Le principal défi, pour lui, c'était de travailler à la maison. Ça et le fait que sa femme et lui étaient sur le point d'accueillir un bébé. « Mais elle n'arrivait pas. Lundi, mardi, mercredi [à l'approche du spectacle] je travaillais, mais le mercredi, si elle était arrivée pendant la nuit, ça aurait été une catastrophe ! » explique-t-il en riant. La solution de secours, c'était d'expédier le disque dur en Écosse pour que Dan Castro prenne le relais. « Je suis tellement heureux que ma fille soit arrivée en retard, qu'elle soit bénie ! » sourit Cook. « Elle a attendu pour nous ! » L'héroïne inconnue des 2es Impy Awards ? Mansell grimace : « j'aurais dû l'appeler Connie, non ? »
Probablement, mais malgré tout, le spectacle a été diffusé en direct via les chaînes Twitch de Media Molecule et de PlayStation sans anicroche. Tout cela grâce à Dent, qui gérait les comptes des réseaux sociaux depuis chez lui. « C'était vraiment étrange parce que j'étais tout seul chez moi, à cliquer sur le bouton lecture du logiciel de streaming. S'il y avait eu un problème, ç'aurait été la faute de mon portable ! » dit-il en riant. « Mais c'était vraiment cool, parce que si j'avais déjà vu le spectacle, c'était autre chose de le voir en même temps que la communauté pour la vraie première fois. C'était un moment plein de hauts et de bas, parce que je craignais que ça ne fonctionne pas, mais j'étais aussi très excité de voir le chat [Twitch] bouger, avec les premières réactions ». Cette année, être derrière les caméras plutôt que devant, ça lui a donné un autre point de vue depuis lequel profiter du spectacle aux côtés de la communauté. « Ça permet vraiment de comprendre ce que sont les Impys pour nous et pour la communauté ; des gens qui disent : "Oh oui, je me souviens de ça, c'était cool !" C'est une cérémonie de remise de récompenses et il y a des gagnants, mais tout le monde est heureux. Et il y a ce sentiment immense de fierté pour tout le monde dans l'équipe : ce truc incroyable que nous avons passé trois, quatre mois à préparer, et qui va vivre pendant une heure ».
Heppe acquiesce. « Ce dont je suis le plus fier, c'est toute l'équipe qui a travaillé ensemble. Je crois que chacun a apporté quelque chose d'unique, mais que nous avons réussi à en faire quelque chose de vraiment collaboratif.
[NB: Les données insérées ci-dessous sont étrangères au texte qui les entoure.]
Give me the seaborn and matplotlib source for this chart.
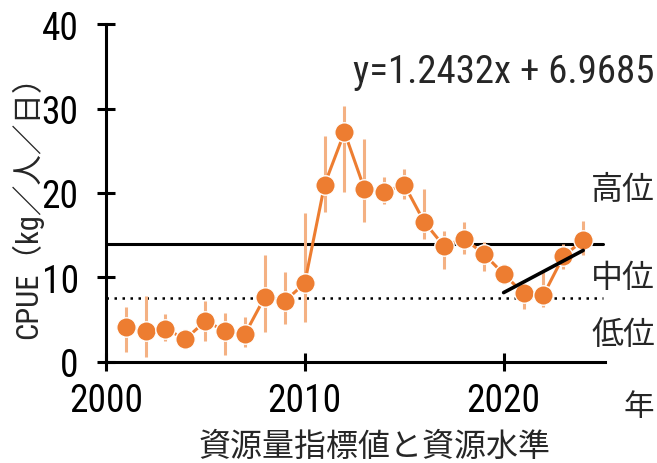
import matplotlib
matplotlib.use('Agg')
import matplotlib.pyplot as plt
from matplotlib import font_manager as fm
import seaborn as sns
import pandas as pd

years = [2001, 2002, 2003, 2004, 2005, 2006, 2007, 2008, 2009, 2010, 2011, 2012,
         2013, 2014, 2015, 2016, 2017, 2018, 2019, 2020, 2021, 2022, 2023, 2024]
cpue = [4.1, 3.7, 3.9, 2.7, 4.8, 3.7, 3.3, 7.7, 7.2, 9.3, 21.0, 27.2,
        20.5, 20.1, 21.0, 16.6, 13.7, 14.6, 12.8, 10.4, 8.1, 7.9, 12.5, 14.4]
ci_low = [1.2, 0.6, 2.5, 2.0, 2.5, 0.8, 1.8, 3.5, 4.5, 4.7, 17.7, 20.1,
          16.6, 18.7, 19.3, 14.6, 11.0, 12.8, 10.7, 9.2, 6.3, 6.5, 11.0, 12.6]
ci_high = [6.5, 7.8, 5.7, 3.4, 7.2, 5.8, 5.3, 12.6, 10.6, 17.6, 26.8, 30.3,
           26.4, 21.9, 22.8, 20.5, 15.5, 16.6, 14.2, 11.6, 9.3, 10.6, 14.0, 16.7]

high_limit = 14.0
low_limit = 7.6
trend_years = [2020, 2024]
trend_vals = [8.2, 13.2]
equation = 'y=1.2432x + 6.9685'
levels = ['高位', '中位', '低位']
level_y = [20.5, 10.0, 3.3]

df = pd.DataFrame({'year': years, 'cpue': cpue, 'lo': ci_low, 'hi': ci_high})

sns.set_style('white')

# narrow latin font if the box has one, else plain sans
installed = {f.name: f for f in fm.fontManager.ttflist}
narrow = next((n for n in ['Liberation Sans Narrow', 'Roboto Condensed',
                           'Open Sans Condensed', 'DejaVu Sans Condensed']
               if n in installed), None)
stretch = 'normal'
if narrow is None:
    cond = [f for f in fm.fontManager.ttflist
            if f.name == 'DejaVu Sans' and str(f.stretch) in ('condensed', '300')]
    narrow = 'DejaVu Sans'
    if cond:
        stretch = 'condensed'
num_font = [narrow, 'Noto Sans CJK JP']
jp_font = ['Noto Sans CJK JP', 'DejaVu Sans']
plt.rcParams['font.family'] = num_font
plt.rcParams['font.stretch'] = stretch

orange = '#ED7D31'
pale = '#F4B183'

fig = plt.figure(figsize=(6.57, 4.64), dpi=100)
ax = fig.add_axes([0.161, 0.218, 0.76, 0.728])

ax.axhline(high_limit, xmin=0, xmax=0.996, color='black', lw=2.2, zorder=1)
ax.axhline(low_limit, xmin=0, xmax=0.996, color='black', lw=1.8,
           dashes=(1, 2.2), zorder=1)

ax.vlines(df['year'], df['lo'], df['hi'], color=pale, lw=2.2, zorder=2)
sns.lineplot(data=df, x='year', y='cpue', ax=ax, color=orange, lw=2.2,
             marker='o', markersize=14, markeredgecolor='white',
             markeredgewidth=1.0, zorder=3)
ax.plot(trend_years, trend_vals, color='black', lw=2.6, zorder=4)

ax.set_xlim(2000, 2025.1)
ax.set_ylim(0, 40)
ax.set_xticks([2000, 2010, 2020])
ax.set_yticks([0, 10, 20, 30, 40])
ax.set_xlabel('')
ax.set_ylabel('')
for s in ['top', 'right']:
    ax.spines[s].set_visible(False)
for s in ['left', 'bottom']:
    ax.spines[s].set_linewidth(2.2)
    ax.spines[s].set_color('black')
ax.tick_params(axis='both', direction='inout', length=13, width=2.2,
               labelsize=27, colors='black', bottom=True, left=True)
ax.tick_params(axis='y', pad=13)
ax.tick_params(axis='x', pad=8)

ax.text(2012.45, 34.4, equation, fontsize=28, family=num_font, va='center')

for lab, yv in zip(levels, level_y):
    ax.text(2026.0, yv, lab, fontsize=23, family=jp_font, va='center', ha='center')

fig.text(639 / 657, 1 - 408 / 464, '年', fontsize=22, family=jp_font,
         ha='center', va='center')
fig.text(375 / 657, 1 - 447 / 464, '資源量指標値と資源水準', fontsize=23,
         family=jp_font, ha='center', va='center')
fig.text(27 / 657, 1 - 200 / 464, 'CPUE（kg／人／日）', fontsize=22,
         family=num_font, rotation=90, ha='center', va='center')

fig.savefig('out.png', dpi=100)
Clairement, ces événements sont un défi : nous travaillons tous différemment du reste de l'équipe, parfois avec très peu de temps sur des choses expérimentales, très connectées aux joueurs de la communauté. Et à chaque fois, l'équipe parvient à créer quelque chose de magique. Voir comment les gens travaillent ensemble, comment ils font remonter des commentaires, comment ils utilisent ces critiques pour améliorer leur travail, c'est formidable. Et je ne pense pas qu'on puisse y parvenir si on ne comprend pas les joueurs pour qui on le fait, et pourquoi Dreams est vraiment cool. Ça été très amusant de le voir pour cette deuxième année, et de développer un espace qui est quelque chose de neuf dans cette industrie. Il n'y a pas de plan disant « c'est comme ça qu'on fait ». La capacité de cette équipe à expérimenter et à essayer des choses nouvelles (et à réussir au-delà de toute attente !), c'est vraiment génial ».